- WHAT YOU WILL DO -
Return the number of lines that include the string "chart", without any other text.

[Records with drawing code]

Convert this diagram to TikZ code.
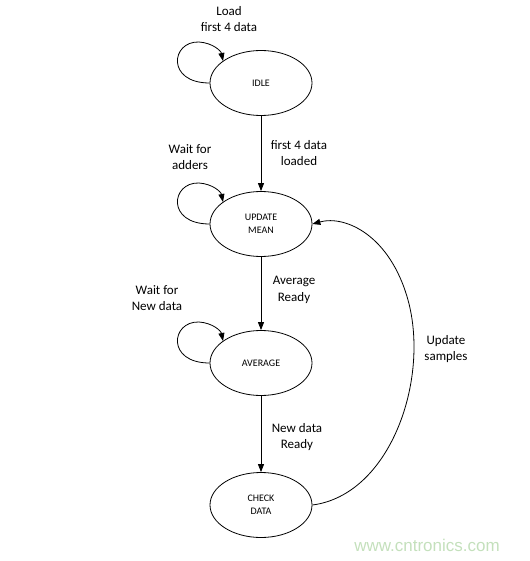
\documentclass[tikz,border=0pt]{standalone}
\usepackage{fontspec}
\setmainfont{Carlito}
\newfontfamily\wmfont{Liberation Sans}
\usetikzlibrary{arrows.meta,shapes.geometric,calc}
\definecolor{wmgreen}{RGB}{196,224,188}
\begin{document}
\begin{tikzpicture}[x=1pt,y=-1pt,
  state/.style={draw,line width=0.8pt,ellipse,minimum width=102pt,minimum height=65pt,inner sep=0pt,align=center,font=\fontsize{10}{13}\selectfont},
  lbl/.style={align=center,font=\fontsize{13}{16.5}\selectfont,inner sep=0pt},
  arr/.style={line width=0.8pt,-{Triangle[length=8pt,width=6pt]}}]
\useasboundingbox (0,0) rectangle (529,561);
\node[state] (idle) at (261,83) {IDLE};
\node[state] (upd) at (261,224) {UPDATE\\MEAN};
\node[state] (avg) at (261,363) {AVERAGE};
\node[state] (chk) at (261,505) {CHECK\\DATA};
\draw[arr] (idle) -- (upd);
\draw[arr] (upd) -- (avg);
\draw[arr] (avg) -- (chk);
\draw[arr] (chk.east) .. controls (390,495) and (430,380) .. (408,300) .. controls (390,235) and (345,215) .. (upd.east);
\foreach \n in {idle,upd,avg}{
  \draw[arr] (\n.west) .. controls ($(\n.center)+(-95,0)$) and ($(\n.center)+(-90,-42)$) .. ($(\n.center)+(-62,-41)$) .. controls ($(\n.center)+(-48,-40)$) and ($(\n.center)+(-40,-32)$) .. ($(\n.center)+(-38,-22)$);
}
\node[lbl] (l1) at (229,19) {Load\\first 4 data};
\node[lbl] (l2) at (190,157) {Wait for\\adders};
\node[lbl] (l3) at (299,153) {first 4 data\\loaded};
\node[lbl] (l4) at (294,290) {Average\\Ready};
\node[lbl] (l5) at (157,298) {Wait for\\New data};
\node[lbl] (l6) at (297,437) {New data\\Ready};
\node[lbl] (l7) at (446,349) {Update\\samples};
\node[font=\wmfont\fontsize{17}{20}\selectfont,text=wmgreen] (wm) at (427,545) {www.cntronics.com};
\end{tikzpicture}
\end{document}
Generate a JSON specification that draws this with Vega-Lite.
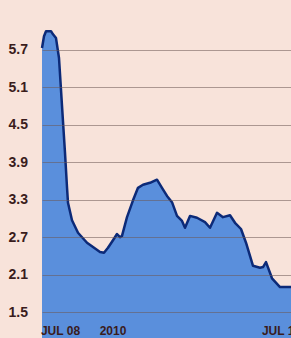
{
  "$schema": "https://vega.github.io/schema/vega-lite/v6.json",
  "width": 249,
  "height": 312,
  "autosize": {"type": "none"},
  "padding": {"left": 42, "top": 0, "right": 0, "bottom": 26},
  "background": "#f8e3da",
  "config": {"view": {"stroke": null}},
  "data": {"values": [
    {"t": 0, "v": 5.73}, {"t": 2, "v": 5.92}, {"t": 4, "v": 6.0}, {"t": 9, "v": 6.0}, {"t": 11, "v": 5.95},
    {"t": 14, "v": 5.89}, {"t": 17, "v": 5.57}, {"t": 19, "v": 5.06}, {"t": 21, "v": 4.55}, {"t": 23, "v": 4.05},
    {"t": 25, "v": 3.5}, {"t": 26, "v": 3.25}, {"t": 30, "v": 2.97}, {"t": 36, "v": 2.77}, {"t": 45, "v": 2.61},
    {"t": 51, "v": 2.54}, {"t": 58, "v": 2.46}, {"t": 62, "v": 2.45}, {"t": 66, "v": 2.53}, {"t": 71, "v": 2.65},
    {"t": 75, "v": 2.75}, {"t": 78, "v": 2.7}, {"t": 80, "v": 2.72}, {"t": 85, "v": 3.02}, {"t": 91, "v": 3.29},
    {"t": 96, "v": 3.49}, {"t": 101, "v": 3.54}, {"t": 108, "v": 3.57}, {"t": 115, "v": 3.62}, {"t": 120, "v": 3.49},
    {"t": 125, "v": 3.36}, {"t": 130, "v": 3.26}, {"t": 135, "v": 3.04}, {"t": 140, "v": 2.96}, {"t": 143, "v": 2.85},
    {"t": 148, "v": 3.04}, {"t": 155, "v": 3.01}, {"t": 163, "v": 2.94}, {"t": 168, "v": 2.85}, {"t": 175, "v": 3.09},
    {"t": 181, "v": 3.02}, {"t": 188, "v": 3.05}, {"t": 193, "v": 2.93}, {"t": 199, "v": 2.83}, {"t": 204, "v": 2.61},
    {"t": 211, "v": 2.24}, {"t": 218, "v": 2.21}, {"t": 221, "v": 2.22}, {"t": 224, "v": 2.3}, {"t": 230, "v": 2.04},
    {"t": 238, "v": 1.9}, {"t": 249, "v": 1.9}
  ]},
  "mark": {"type": "area", "color": "#5a8fdc", "opacity": 1, "line": {"color": "#0c2a78", "strokeWidth": 2.5, "strokeJoin": "round"}},
  "encoding": {
    "x": {"field": "t", "type": "quantitative", "scale": {"domain": [0, 249], "nice": false, "zero": false},
      "axis": {"title": null, "values": [18, 70.5, 239], "labelExpr": "datum.value < 30 ? 'JUL 08' : datum.value < 100 ? '2010' : 'JUL 10'",
        "domain": false, "ticks": false, "grid": false, "labelPadding": 13, "labelBaseline": "top", "labelFont": "Liberation Sans",
        "labelFontWeight": "bold", "labelFontSize": 12, "labelColor": "#3a1c1c", "labelFlush": false, "labelOverlap": false, "zindex": 1}},
    "y": {"field": "v", "type": "quantitative", "scale": {"domain": [1.5, 6.5], "nice": false, "zero": false},
      "axis": {"title": null, "values": [1.5, 2.1, 2.7, 3.3, 3.9, 4.5, 5.1, 5.7], "format": ".1f", "zindex": 1,
        "domain": false, "ticks": false, "grid": true, "gridColor": "#6e5a55", "gridOpacity": 0.55, "gridWidth": 1,
        "labelAlign": "left", "labelPadding": 34, "labelFont": "Liberation Sans",
        "labelFontWeight": "bold", "labelFontSize": 14, "labelColor": "#3a1c1c", "labelFlush": false, "labelOverlap": false}}
  }
}
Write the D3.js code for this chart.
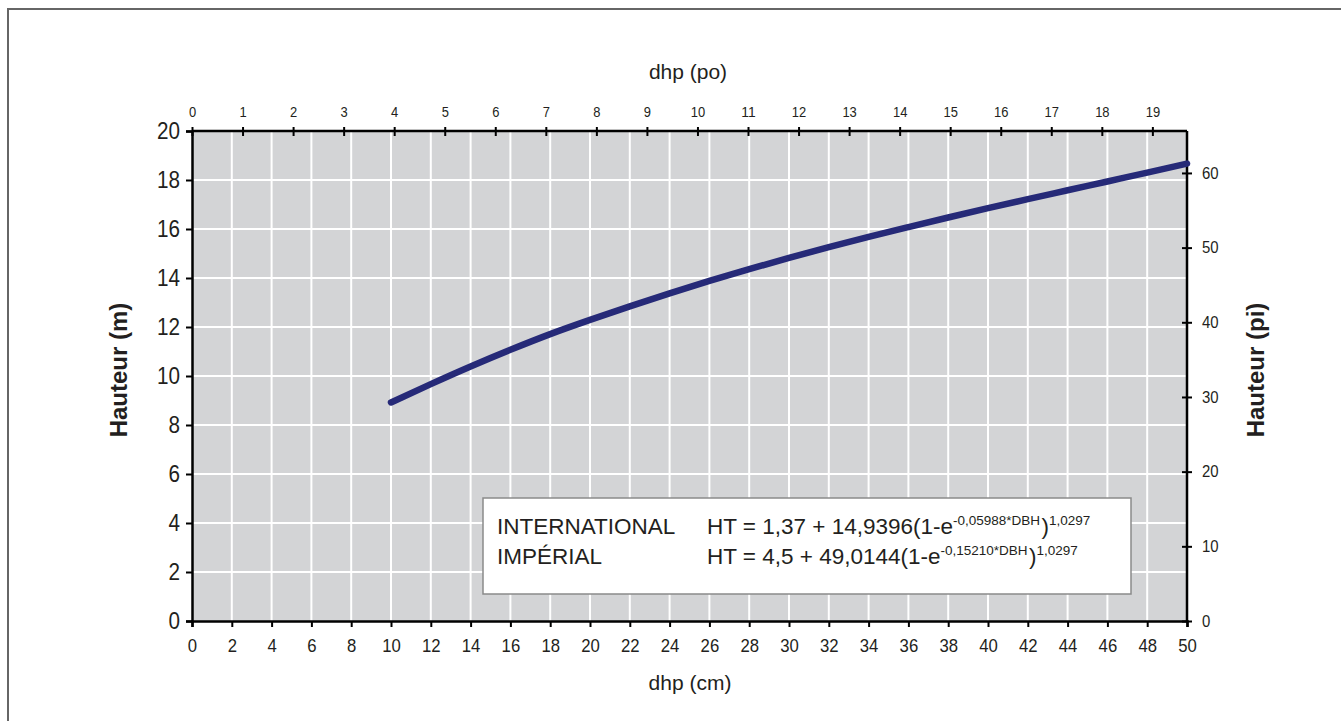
<!DOCTYPE html>
<html>
<head>
<meta charset="utf-8">
<script src="https://cdn.jsdelivr.net/npm/d3@7"></script>
<style>
  html, body { margin: 0; padding: 0; background: #fff; }
  svg { display: block; }
  text { font-family: "Liberation Sans", Arial, sans-serif; fill: #231f20; }
</style>
</head>
<body>
<svg id="chart" width="1341" height="721"></svg>
<script>
// ---- Data ----
const dbhCm = [10, 12, 14, 16, 18, 20, 22, 24, 26, 28, 30, 32, 34, 36, 38, 40, 42, 44, 46, 48, 50];
const heightM = [8.92, 9.67, 10.39, 11.07, 11.71, 12.29, 12.84, 13.37, 13.88, 14.36, 14.82, 15.26, 15.68, 16.08, 16.47, 16.85, 17.22, 17.58, 17.94, 18.30, 18.67];
const cmTicks = d3.range(0, 51, 2);
const inchTicks = d3.range(0, 20, 1);
const mTicks = d3.range(0, 21, 2);
const ftTicks = [0, 10, 20, 30, 40, 50, 60];
const legendNames = ["INTERNATIONAL", "IMPÉRIAL"];
const legendBase = ["HT = 1,37 + 14,9396(1-e", "HT = 4,5 + 49,0144(1-e"];
const legendExp = ["-0,05988*DBH", "-0,15210*DBH"];
const legendPow = ["1,0297", "1,0297"];

const svg = d3.select("#chart");
const L = 192, R = 1187, T = 131, B = 621;

const x = d3.scaleLinear().domain([0, 50]).range([L, R]);
const xIn = d3.scaleLinear().domain([0, 50 / 2.54]).range([L, R]);
const y = d3.scaleLinear().domain([0, 20]).range([B, T]);
const yFt = d3.scaleLinear().domain([0, 20 / 0.3048]).range([B, T]);

// outer frame
svg.append("rect").attr("x", 8).attr("y", 9).attr("width", 1500).attr("height", 900)
  .attr("fill", "none").attr("stroke", "#666").attr("stroke-width", 2);

// plot background
svg.append("rect").attr("x", L).attr("y", T).attr("width", R - L).attr("height", B - T)
  .attr("fill", "#d3d4d6");

// grid
const grid = svg.append("g").attr("stroke", "#fff").attr("stroke-width", 2);
grid.selectAll("line.v").data(cmTicks.filter(d => d > 0 && d < 50)).join("line")
  .attr("x1", d => x(d)).attr("x2", d => x(d)).attr("y1", T).attr("y2", B);
grid.selectAll("line.h").data(mTicks.filter(d => d > 0 && d < 20)).join("line")
  .attr("class", "h")
  .attr("x1", L).attr("x2", R).attr("y1", d => y(d)).attr("y2", d => y(d));

// axes
function styleAxis(g, size, charW) {
  g.select(".domain").attr("stroke", "#000").attr("stroke-width", 2.5);
  g.selectAll(".tick line").attr("stroke", "#000").attr("stroke-width", 2);
  g.selectAll(".tick text").attr("fill", "#231f20")
    .style("font-family", '"Liberation Sans", Arial, sans-serif')
    .style("font-size", size + "px")
    .attr("textLength", function () { return this.textContent.length * charW; })
    .attr("lengthAdjust", "spacingAndGlyphs");
}

const gBottom = svg.append("g").attr("transform", `translate(0,${B})`)
  .call(d3.axisBottom(x).tickValues(cmTicks).tickSizeOuter(0).tickSize(6).tickPadding(12));
styleAxis(gBottom, 19, 9.3);

const gTop = svg.append("g").attr("transform", `translate(0,${T})`)
  .call(d3.axisTop(xIn).tickValues(inchTicks).tickSizeOuter(0).tickSize(4).tickPadding(10));
styleAxis(gTop, 15.5, 7.2);
gTop.selectAll(".tick line").attr("y1", 5).attr("y2", -4);
gTop.select(".domain").attr("d", `M${L},0H${R}`);

const gLeft = svg.append("g").attr("transform", `translate(${L},0)`)
  .call(d3.axisLeft(y).tickValues(mTicks).tickSizeOuter(0).tickSize(6).tickPadding(6));
styleAxis(gLeft, 23, 11.5);

const gRight = svg.append("g").attr("transform", `translate(${R},0)`)
  .call(d3.axisRight(yFt).tickValues(ftTicks).tickSizeOuter(0).tickSize(5).tickPadding(10));
styleAxis(gRight, 16, 8.3);
gRight.selectAll(".tick line").attr("x1", -5).attr("x2", 5);
gRight.select(".domain").attr("d", `M0,${B}V${T}`);

// curve
const line = d3.line().x((d, i) => x(dbhCm[i])).y(d => y(d)).curve(d3.curveMonotoneX);
svg.append("path").datum(heightM).attr("d", line)
  .attr("fill", "none").attr("stroke", "#262a78").attr("stroke-width", 6.5)
  .attr("stroke-linecap", "round").attr("stroke-linejoin", "round");

// axis titles
svg.append("text").attr("x", 688).attr("y", 79).attr("text-anchor", "middle")
  .style("font-size", "21px").text("dhp (po)");
svg.append("text").attr("x", 690).attr("y", 690).attr("text-anchor", "middle")
  .style("font-size", "21px").text("dhp (cm)");
svg.append("text").attr("transform", "translate(127,370) rotate(-90)").attr("text-anchor", "middle")
  .style("font-size", "24px").style("font-weight", "bold").text("Hauteur (m)");
svg.append("text").attr("transform", "translate(1264,370) rotate(-90)").attr("text-anchor", "middle")
  .style("font-size", "24px").style("font-weight", "bold").text("Hauteur (pi)");

// legend box
svg.append("rect").attr("x", 483).attr("y", 498).attr("width", 648).attr("height", 96)
  .attr("fill", "#fff").attr("stroke", "#8a8a8a").attr("stroke-width", 1.5);

const lg = svg.append("g");
legendNames.forEach((name, i) => {
  const by = 534 + i * 30;
  lg.append("text").attr("x", 497).attr("y", by).style("font-size", "22.5px").text(name);
  const t = lg.append("text").attr("x", 707).attr("y", by).style("font-size", "22.5px");
  t.append("tspan").text(legendBase[i]);
  t.append("tspan").attr("dy", -9).style("font-size", "13.5px").text(legendExp[i]);
  t.append("tspan").attr("dx", 1.5).attr("dy", 9).text(")");
  t.append("tspan").attr("dy", -9).style("font-size", "13.5px").text(legendPow[i]);
});
</script>
</body>
</html>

- EXERCISE RESPONSE -
3